I should like to ask the Admiralty this question: First of all, what were the aid squadrons allocated to the Navy in 1921? I have searched the Geddes Report, and from that I gather that, roughly, 6½ squadrons were working for the Navy in 1921. I should also like to know what reduction is actually going to take place in the numbers for 1922? Another thing I should like to know is, was that reduction settled on the Admiralty's recommendation, and did the Admiralty concur in the reduction made? I particularly want to get an answer to that question, because upon it will probably hang the crux of the whole matter.
There is another point about the Admiralty controlling its own aircraft. During the War, it is said by the hon,. and gallant Gentleman (Sir R. Hall) that the Air Ministry was set up, and the Services still continued to control their own aircraft, and therefore, if that arrangement has been departed from, I should like to know on what grounds. I want to urge as strongly as I can that the Government should consent to have the whole question inquired into. Those who care for the Navy are all anxious to have a reduction of the Air Force to meet the present situation.
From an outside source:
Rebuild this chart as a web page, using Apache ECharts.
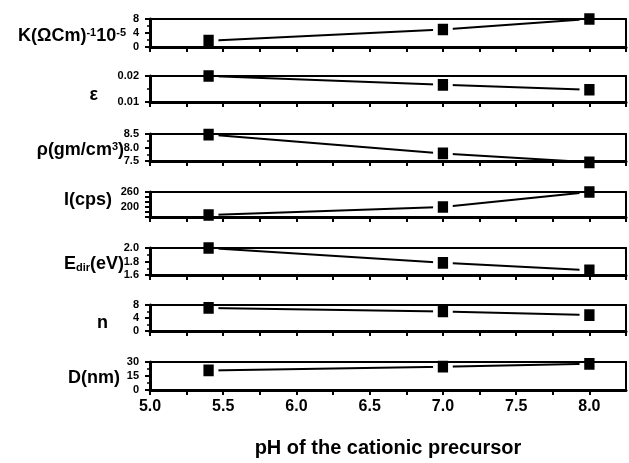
<!DOCTYPE html>
<html>
<head>
<meta charset="utf-8">
<script src="https://cdn.jsdelivr.net/npm/echarts@6/dist/echarts.min.js"></script>
<style>
  html, body { margin: 0; padding: 0; background: #fff; }
  #chart { width: 629px; height: 463px; }
</style>
</head>
<body>
<div id="chart"></div>
<script>
// pH values of the three samples
const phValues = [5.4, 7.0, 8.0];

// one array per panel
const conductivity = [1.8, 5.0, 8.0];
const epsilon = [0.0200, 0.0166, 0.0147];
const density = [8.48, 7.78, 7.45];
const intensity = [168, 200, 260];
const bandGap = [2.0, 1.78, 1.67];
const refIndex = [7.1, 6.0, 4.9];
const crystalSize = [21, 25, 28];

const xTickLabels = ['5.0', '5.5', '6.0', '6.5', '7.0', '7.5', '8.0'];

const panels = [
  { values: conductivity, min: 0, max: 8, interval: 4, digits: 0, minor: 2 },
  { values: epsilon, min: 0.01, max: 0.02, interval: 0.01, digits: 2, minor: 2 },
  { values: density, min: 7.5, max: 8.5, interval: 0.5, digits: 1, minor: 2 },
  { values: intensity, min: 160, max: 260, interval: 20, digits: 0, minor: 0, labels: ['200', '260'] },
  { values: bandGap, min: 1.6, max: 2.0, interval: 0.2, digits: 1, minor: 2 },
  { values: refIndex, min: 0, max: 8, interval: 4, digits: 0, minor: 2 },
  { values: crystalSize, min: 0, max: 30, interval: 15, digits: 0, minor: 2 }
];

// layout of the stacked panels
const tops = [19, 76, 134, 192, 248, 305, 362];
const heights = [28, 26, 27, 25, 27, 26, 28];

const FONT = '"Liberation Sans", Arial, sans-serif';

let chartDom = document.getElementById('chart');
let myChart = echarts.init(chartDom, null, { renderer: 'canvas' });

let grid = [], xAxis = [], yAxis = [], series = [];

panels.forEach((p, i) => {
  const last = i === panels.length - 1;
  grid.push({ left: 150, right: 3, top: tops[i], height: heights[i] });

  // bottom axis with ticks
  xAxis.push({
    type: 'value', gridIndex: i, position: 'bottom', z: 5,
    min: 5, max: 8.25, interval: 0.25,
    splitLine: { show: false },
    axisLine: { onZero: false, lineStyle: { color: '#000', width: 3 } },
    axisTick: { inside: false, length: 5, lineStyle: { color: '#000', width: 2 } },
    axisLabel: {
      show: last, margin: 9, color: '#000', fontFamily: FONT, fontWeight: 'bold', fontSize: 16,
      showMaxLabel: false,
      formatter: (v) => {
        const s = v.toFixed(1);
        return xTickLabels.includes(s) && Math.abs(v * 2 - Math.round(v * 2)) < 1e-6 ? s : '';
      }
    }
  });
  // top border
  xAxis.push({
    type: 'value', gridIndex: i, position: 'top', z: 5, min: 5, max: 8.25,
    splitLine: { show: false },
    axisLine: { onZero: false, lineStyle: { color: '#000', width: 2 } },
    axisTick: { show: false }, axisLabel: { show: false }
  });

  yAxis.push({
    type: 'value', gridIndex: i, position: 'left', z: 5,
    min: p.min, max: p.max, interval: p.interval,
    splitLine: { show: false },
    axisLine: { onZero: false, lineStyle: { color: '#000', width: 3 } },
    axisTick: { length: 5, lineStyle: { color: '#000', width: 2 } },
    minorTick: { show: p.minor > 0, splitNumber: p.minor || 2, length: 3, lineStyle: { color: '#000', width: 1.5 } },
    axisLabel: {
      margin: 11, color: '#000', fontFamily: FONT, fontWeight: 'bold', fontSize: 11,
      formatter: (v) => {
        const s = v.toFixed(p.digits);
        if (p.labels) return p.labels.includes(s) ? s : '';
        return s;
      }
    }
  });
  // right border
  yAxis.push({
    type: 'value', gridIndex: i, position: 'right', z: 5,
    min: p.min, max: p.max,
    splitLine: { show: false },
    axisLine: { onZero: false, lineStyle: { color: '#000', width: 2 } },
    axisTick: { show: false }, axisLabel: { show: false }
  });

  series.push({
    type: 'line',
    xAxisIndex: i * 2,
    yAxisIndex: i * 2,
    data: phValues.map((x, j) => [x, p.values[j]]),
    symbol: 'rect',
    symbolSize: [15, 17],
    clip: false,
    z: 2,
    itemStyle: { color: '#000', borderColor: '#fff', borderWidth: 5 },
    lineStyle: { color: '#000', width: 2 },
    emphasis: { disabled: true }
  });
});

const mainTok = { fontSize: 18, fontWeight: 'bold', fontFamily: FONT, fill: '#000' };
const supTok = { fontSize: 11, fontWeight: 'bold', fontFamily: FONT, fill: '#000', verticalAlign: 'top' };
const subTok = { fontSize: 11, fontWeight: 'bold', fontFamily: FONT, fill: '#000', verticalAlign: 'bottom' };
const plain = (text, x, y, size) => ({
  type: 'text', x: x, y: y,
  style: { text: text, fill: '#000', font: 'bold ' + size + 'px ' + FONT, align: x > 200 ? 'center' : 'right', verticalAlign: 'middle' }
});

const graphic = [
  { type: 'text', x: 126, y: 36, style: { text: '{m|K(ΩCm)}{p|-1}{m|10}{p|-5}', rich: { m: mainTok, p: supTok }, align: 'right', verticalAlign: 'middle' } },
  plain('ε', 98, 95, 18),
  { type: 'text', x: 124, y: 150, style: { text: '{m|ρ(gm/cm}{p|3}{m|)}', rich: { m: mainTok, p: supTok }, align: 'right', verticalAlign: 'middle' } },
  plain('I(cps)', 112, 200, 18),
  { type: 'text', x: 124, y: 264, style: { text: '{m|E}{b|dir}{m|(eV)}', rich: { m: mainTok, b: subTok }, align: 'right', verticalAlign: 'middle' } },
  plain('n', 108, 323, 18),
  plain('D(nm)', 120, 378, 18),
  plain('pH of the cationic precursor', 388, 448, 20)
];

let option = {
  animation: false,
  backgroundColor: '#fff',
  grid: grid,
  xAxis: xAxis,
  yAxis: yAxis,
  series: series,
  graphic: graphic
};

option && myChart.setOption(option);
</script>
</body>
</html>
We think the present situation does not lead to the efficient or the best use of aircraft from the point of view of the Navy, and I believe the way to reassure people throughout the country on questions of waste and economy of strength, and everything else, would be if some impartial inquiry should be set up to assure the country if possible, or to make recommendations with regard to the present status of aircraft, at any rate so far as the Navy is concerned, and I daresay the same question arises in connection with the Army. But I particularly want the Government to give consideration to this point, whether some Committee could be set up which could inquire into the use of aircraft by both Services, and which could assure us that we are, at any rate, getting value for the money we spend,. and reaching 100 per cent, of efficiency.